Beautiful Perth has been granted planning permission by Perth and Kinross Council to build low, curving walls with cairns at the Lamberkine Drive roundabout on the outskirts of the city.
The £30,000 project will also see native plant species being laid at the roundabout.
The charitable group was responding to recent criticism from a local office worker in Lamberkine Drive who said there are “enough distractions” in the vicinity of the roundabout, claiming motorists need good visibility which will be hampered by the cairns and silver birch trees.
She labelled the traffic situation surrounding the roundabout, which now leads to a new restaurant, drive-through coffee shop and car showroom, as being akin to the “wacky races.”
John Summers, of Beautiful Perth, agreed motorists need to take “greater care” on the city’s roads, but feels the floral creations planned for the roundabout will “significantly enhance” the area.
He said: “The walls and planting will naturalise and blend into the surrounding area quite quickly and I am sure they will significantly enhance this busy entry point into Perth.
“Beautiful Perth have been thorough in following the planning process with Perth and Kinross Council and securing the necessary permissions for this project.

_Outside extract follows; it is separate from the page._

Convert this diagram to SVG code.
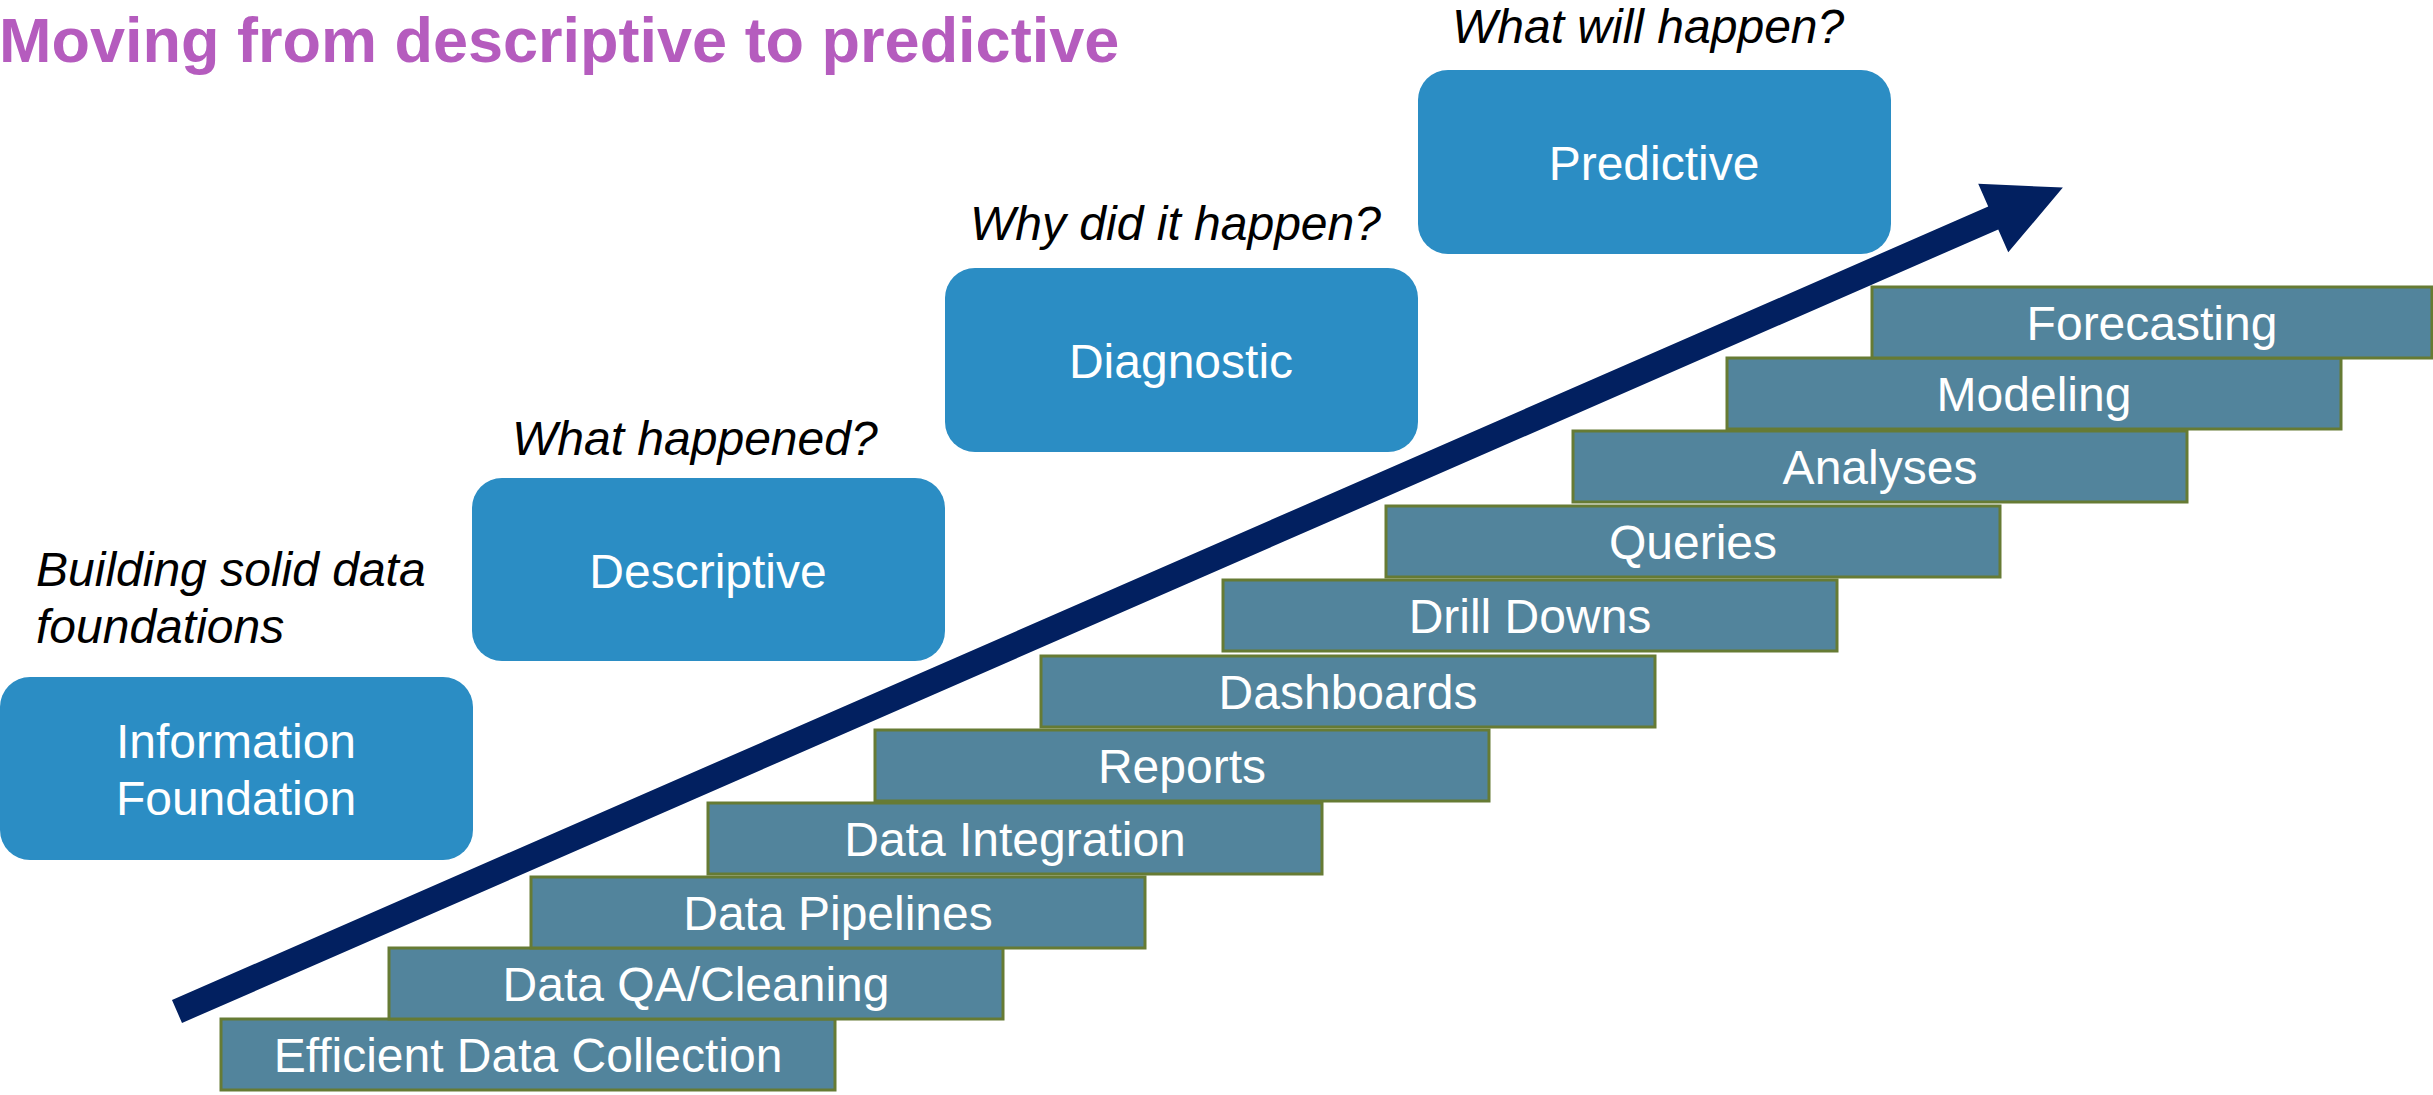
<svg xmlns="http://www.w3.org/2000/svg" width="2433" height="1095" viewBox="0 0 2433 1095">
  <style>
    .title { font-family: "Liberation Sans", Arial, sans-serif; font-weight: bold; font-size: 63px; fill: #B55CBE; }
    .q { font-family: "Liberation Sans", Arial, sans-serif; font-style: italic; font-size: 48px; fill: #000000; }
    .stage rect { fill: #2B8DC4; }
    .stage text { font-family: "Liberation Sans", Arial, sans-serif; font-size: 48px; fill: #FFFFFF; text-anchor: middle; }
    .step rect { fill: #52849C; stroke: #667B34; stroke-width: 3; }
    .step text { font-family: "Liberation Sans", Arial, sans-serif; font-size: 48px; fill: #FFFFFF; text-anchor: middle; }
    .trend { fill: #022060; }
  </style>

  <text class="title" x="-1" y="62">Moving from descriptive to predictive</text>

  <!-- analytics stages -->
  <g id="stage-foundation" class="stage">
    <rect x="0" y="677" width="473" height="183" rx="30" ry="30"/>
    <text x="236" y="758">Information</text>
    <text x="236" y="815">Foundation</text>
  </g>
  <g id="stage-descriptive" class="stage">
    <rect x="472" y="478" width="473" height="183" rx="30" ry="30"/>
    <text x="708" y="588">Descriptive</text>
  </g>
  <g id="stage-diagnostic" class="stage">
    <rect x="945" y="268" width="473" height="184" rx="30" ry="30"/>
    <text x="1181" y="378">Diagnostic</text>
  </g>
  <g id="stage-predictive" class="stage">
    <rect x="1418" y="70" width="473" height="184" rx="30" ry="30"/>
    <text x="1654" y="180">Predictive</text>
  </g>

  <!-- stage questions -->
  <g id="questions">
    <text class="q" x="36" y="586">Building solid data</text>
    <text class="q" x="36" y="643">foundations</text>
    <text class="q" x="512" y="455">What happened?</text>
    <text class="q" x="970" y="240">Why did it happen?</text>
    <text class="q" x="1452" y="43">What will happen?</text>
  </g>

  <!-- capability staircase -->
  <g id="step-collection" class="step">
    <rect x="221" y="1019" width="614" height="71"/>
    <text x="528" y="1072">Efficient Data Collection</text>
  </g>
  <g id="step-cleaning" class="step">
    <rect x="389" y="948" width="614" height="71"/>
    <text x="696" y="1001">Data QA/Cleaning</text>
  </g>
  <g id="step-pipelines" class="step">
    <rect x="531" y="877" width="614" height="71"/>
    <text x="838" y="930">Data Pipelines</text>
  </g>
  <g id="step-integration" class="step">
    <rect x="708" y="803" width="614" height="71"/>
    <text x="1015" y="856">Data Integration</text>
  </g>
  <g id="step-reports" class="step">
    <rect x="875" y="730" width="614" height="71"/>
    <text x="1182" y="783">Reports</text>
  </g>
  <g id="step-dashboards" class="step">
    <rect x="1041" y="656" width="614" height="71"/>
    <text x="1348" y="709">Dashboards</text>
  </g>
  <g id="step-drilldowns" class="step">
    <rect x="1223" y="580" width="614" height="71"/>
    <text x="1530" y="633">Drill Downs</text>
  </g>
  <g id="step-queries" class="step">
    <rect x="1386" y="506" width="614" height="71"/>
    <text x="1693" y="559">Queries</text>
  </g>
  <g id="step-analyses" class="step">
    <rect x="1573" y="431" width="614" height="71"/>
    <text x="1880" y="484">Analyses</text>
  </g>
  <g id="step-modeling" class="step">
    <rect x="1727" y="358" width="614" height="71"/>
    <text x="2034" y="411">Modeling</text>
  </g>
  <g id="step-forecasting" class="step">
    <rect x="1872" y="287" width="560" height="71"/>
    <text x="2152" y="340">Forecasting</text>
  </g>

  <!-- rising trend arrow -->
  <g id="connectors">
    <polygon class="trend" transform="translate(177 1011.5) rotate(-23.6)"
      points="0,-12.5 1982,-12.5 1982,-37.5 2058,0 1982,37.5 1982,12.5 0,12.5"/>
  </g>
</svg>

“We have also sought advice directly from the local authority’s roads department to ensure that the new feature is designed and constructed in line with road safety standards.
“As a resident and concerned citizen of Perth myself, I totally agree that drivers need to take greater care on our city’s roads and roundabouts, and such problems are by no means confined to Lamberkine and the Glasgow Road.”
Councillor Willie Wilson, a Liberal Democrat representative for the Perth City South, also backed the floral charity’s project at Lamberkine Drive.
He said: “The plants that will be created at the roundabout will be low maintenance and I can’t see how they would be seen as distraction.
“The roundabout is a signature entrance to Perth.”